# [TASK OBJECTIVE]
In this exercise, return the whole listing exactly, excluding any images.

# [COLLECTED DATA]
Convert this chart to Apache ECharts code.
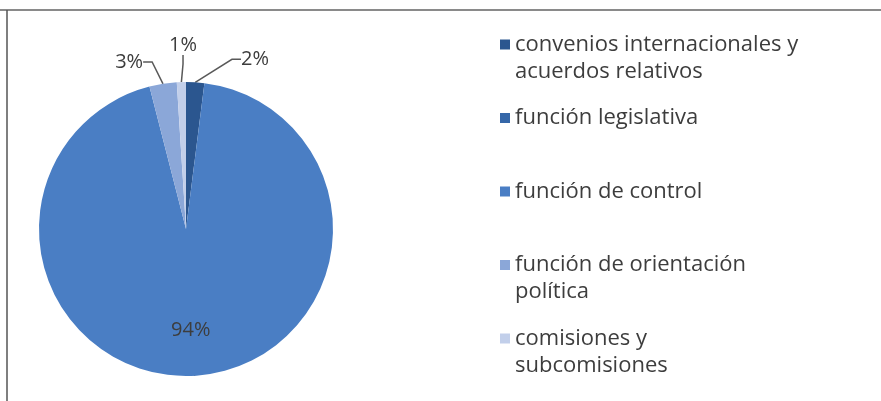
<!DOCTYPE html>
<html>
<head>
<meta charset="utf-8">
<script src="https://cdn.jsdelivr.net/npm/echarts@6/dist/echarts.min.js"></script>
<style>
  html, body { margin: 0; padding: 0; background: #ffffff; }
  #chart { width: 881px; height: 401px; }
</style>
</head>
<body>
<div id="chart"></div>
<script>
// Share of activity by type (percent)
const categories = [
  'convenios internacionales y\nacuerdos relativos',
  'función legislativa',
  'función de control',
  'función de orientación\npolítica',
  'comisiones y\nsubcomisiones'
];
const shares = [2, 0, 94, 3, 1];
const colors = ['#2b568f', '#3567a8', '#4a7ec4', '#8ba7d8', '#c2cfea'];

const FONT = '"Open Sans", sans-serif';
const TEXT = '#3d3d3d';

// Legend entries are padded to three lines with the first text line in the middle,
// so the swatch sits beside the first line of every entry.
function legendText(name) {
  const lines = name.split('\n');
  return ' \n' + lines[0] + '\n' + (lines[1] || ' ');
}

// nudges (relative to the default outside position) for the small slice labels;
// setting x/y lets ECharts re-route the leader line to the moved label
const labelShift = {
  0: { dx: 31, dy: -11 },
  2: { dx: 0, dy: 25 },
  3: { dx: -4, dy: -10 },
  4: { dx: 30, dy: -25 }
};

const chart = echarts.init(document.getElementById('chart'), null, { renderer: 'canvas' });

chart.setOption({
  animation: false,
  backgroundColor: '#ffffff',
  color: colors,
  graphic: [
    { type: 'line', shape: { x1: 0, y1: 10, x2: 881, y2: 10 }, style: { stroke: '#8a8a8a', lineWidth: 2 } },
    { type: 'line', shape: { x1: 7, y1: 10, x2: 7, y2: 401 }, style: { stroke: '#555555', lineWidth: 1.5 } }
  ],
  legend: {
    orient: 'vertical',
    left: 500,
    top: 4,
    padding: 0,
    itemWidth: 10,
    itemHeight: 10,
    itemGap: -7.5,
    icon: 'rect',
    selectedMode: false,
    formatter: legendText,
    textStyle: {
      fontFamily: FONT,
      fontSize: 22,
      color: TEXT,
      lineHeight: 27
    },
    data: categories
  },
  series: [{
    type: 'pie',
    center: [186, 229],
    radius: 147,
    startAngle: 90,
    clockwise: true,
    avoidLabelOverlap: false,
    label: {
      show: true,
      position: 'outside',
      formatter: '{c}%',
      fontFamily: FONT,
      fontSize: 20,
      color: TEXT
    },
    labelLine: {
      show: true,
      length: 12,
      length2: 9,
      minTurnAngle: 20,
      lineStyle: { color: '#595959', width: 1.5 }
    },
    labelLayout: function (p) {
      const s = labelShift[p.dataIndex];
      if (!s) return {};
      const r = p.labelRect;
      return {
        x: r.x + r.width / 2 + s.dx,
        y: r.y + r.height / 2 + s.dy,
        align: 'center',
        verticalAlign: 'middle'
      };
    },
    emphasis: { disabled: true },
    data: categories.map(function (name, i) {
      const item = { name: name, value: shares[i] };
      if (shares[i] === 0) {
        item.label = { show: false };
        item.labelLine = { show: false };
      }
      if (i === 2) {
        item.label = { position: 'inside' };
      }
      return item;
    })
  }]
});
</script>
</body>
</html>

# [RESULT FOR THIS TASK]
Convert this chart to Apache ECharts code.
<!DOCTYPE html>
<html>
<head>
<meta charset="utf-8">
<script src="https://cdn.jsdelivr.net/npm/echarts@6/dist/echarts.min.js"></script>
<style>
  html, body { margin: 0; padding: 0; background: #ffffff; }
  #chart { width: 881px; height: 401px; }
</style>
</head>
<body>
<div id="chart"></div>
<script>
// Share of activity by type (percent)
const categories = [
  'convenios internacionales y\nacuerdos relativos',
  'función legislativa',
  'función de control',
  'función de orientación\npolítica',
  'comisiones y\nsubcomisiones'
];
const shares = [2, 0, 94, 3, 1];
const colors = ['#2b568f', '#3567a8', '#4a7ec4', '#8ba7d8', '#c2cfea'];

const FONT = '"Open Sans", sans-serif';
const TEXT = '#3d3d3d';

// Legend entries are padded to three lines with the first text line in the middle,
// so the swatch sits beside the first line of every entry.
function legendText(name) {
  const lines = name.split('\n');
  return ' \n' + lines[0] + '\n' + (lines[1] || ' ');
}

// nudges (relative to the default outside position) for the small slice labels;
// setting x/y lets ECharts re-route the leader line to the moved label
const labelShift = {
  0: { dx: 31, dy: -11 },
  2: { dx: 0, dy: 25 },
  3: { dx: -4, dy: -10 },
  4: { dx: 30, dy: -25 }
};

const chart = echarts.init(document.getElementById('chart'), null, { renderer: 'canvas' });

chart.setOption({
  animation: false,
  backgroundColor: '#ffffff',
  color: colors,
  graphic: [
    { type: 'line', shape: { x1: 0, y1: 10, x2: 881, y2: 10 }, style: { stroke: '#8a8a8a', lineWidth: 2 } },
    { type: 'line', shape: { x1: 7, y1: 10, x2: 7, y2: 401 }, style: { stroke: '#555555', lineWidth: 1.5 } }
  ],
  legend: {
    orient: 'vertical',
    left: 500,
    top: 4,
    padding: 0,
    itemWidth: 10,
    itemHeight: 10,
    itemGap: -7.5,
    icon: 'rect',
    selectedMode: false,
    formatter: legendText,
    textStyle: {
      fontFamily: FONT,
      fontSize: 22,
      color: TEXT,
      lineHeight: 27
    },
    data: categories
  },
  series: [{
    type: 'pie',
    center: [186, 229],
    radius: 147,
    startAngle: 90,
    clockwise: true,
    avoidLabelOverlap: false,
    label: {
      show: true,
      position: 'outside',
      formatter: '{c}%',
      fontFamily: FONT,
      fontSize: 20,
      color: TEXT
    },
    labelLine: {
      show: true,
      length: 12,
      length2: 9,
      minTurnAngle: 20,
      lineStyle: { color: '#595959', width: 1.5 }
    },
    labelLayout: function (p) {
      const s = labelShift[p.dataIndex];
      if (!s) return {};
      const r = p.labelRect;
      return {
        x: r.x + r.width / 2 + s.dx,
        y: r.y + r.height / 2 + s.dy,
        align: 'center',
        verticalAlign: 'middle'
      };
    },
    emphasis: { disabled: true },
    data: categories.map(function (name, i) {
      const item = { name: name, value: shares[i] };
      if (shares[i] === 0) {
        item.label = { show: false };
        item.labelLine = { show: false };
      }
      if (i === 2) {
        item.label = { position: 'inside' };
      }
      return item;
    })
  }]
});
</script>
</body>
</html>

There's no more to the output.